カテゴリー「高校時代の音楽」の中で触れた3曲、『悪女』(中島みゆき)、『甲子園』(さだまさし)、『ふるさと』(松山千春)には共通した点があることに気づきました。それは「喫茶店(サテン)」です。「tn7.スペースシャトル」でも話題にしましたが、喫茶店はよく行く場所の一つでした。
家から高校までの途中や近辺にある喫茶店は大抵行きました。友人や先輩と一緒のこともありますが、一人で入ることの方が多かったです。そこでの過ごし方は「音楽6.『ふるさと』(松山千春)」に書いた通り。
そんな中、卒業するまでに、マスターや店員に顔を憶えてもらえた店があります。いつからか、コーヒーをブラックで飲むことが増えていた私に、ミルクをつけずに出してくれるようになったのです。実は、当時、ミルクや砂糖はその時の気分によって、入れたり入れなかったり、飲み始めはブラックでも、途中で入れることもあったので、つけてくれてよかったのですけどね。何回かブラックで飲んだことが続いたので、私がブラック派だと思われてそうなったのでしょう。でも、それはそれで、店の常連になったような嬉しさもあり、そのままその店ではブラックで飲むことにしていたように思います。
コーヒーには、ちょっとしたお菓子(アーモンドやチョコ、あられ)がついていて、それがまた特別待遇(実際は、どのお客にもついてました)を受けているような気がしてました。時に、たまたま手に入ったという柿やメロンも頂いたこともあります。
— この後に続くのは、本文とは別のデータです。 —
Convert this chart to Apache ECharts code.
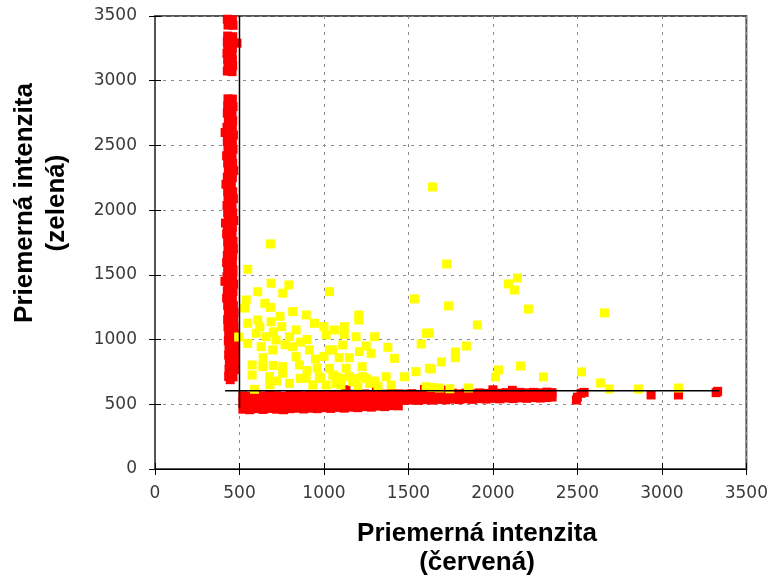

先日帰省した折、その店に行ってみると、店はありましたが、閉店したとのことでした。でも、元マスターらしき人に「昔、よく来てくれたねぇ。」と話してくれたのには驚きました。高校卒業後にも何度か行ったことはありますが、それでも30年も前のこと。私の顔立ちや髪型も随分変わったはず。何しろ、今は口ひげを生やし、丸坊主なのです。もしかしたら別の人と勘違いしてるかもと思いつつ、あまり長話はしませんでした。仮に間違われていたとしても、そっとしておきたかったというのもありました。
ところで、当時は煙草を吸っていなかった私ですが、あちこちの喫茶店でよくマッチをもらっていて、ちょとしたコレクションになってました。大抵は平べったい直方体で、引きだし風に中箱をスライドさせて、中にはマッチが一列に並んでいるタイプ。マッチの頭は白で、軸は普通の木でした。
ただ、中には特徴のあるのもありました。箱が通常より細いながら、厚みがあってマッチが二段になっている物もあれば、厚さはそのままにマッチが半分ほどになっている物も。また、箱の形は同じでも、マッチの頭や軸の色が違う物もありました。中には一本一本頭も軸も違う色にしてあるものもあり、これは店員が一本一本詰めたのかも知れません。紙マッチタイプの物もありました。
でも、最近はマッチを置かない喫茶店が増えましたね。店自体を禁煙にする店も見かけます。
喫茶店の店舗数も随分減ったと思います。コンビニに飲食の席ができたことや、店頭で自分で入れるコーヒーの普及、缶コーヒーの多様化(ブラックの缶コーヒーなんて当時は無かったはず)、ネットカフェの増加、携帯電話(それ以前ならポケベル)によるスケジュールの合理化、そもそもの人口減少等も影響していると思います。
これらを一言で言えば、時代の流れとなってしまうのでしょうが、私としては、気楽に立ち寄れる居場所が減っているような一抹の寂しさも感じてしまうのです。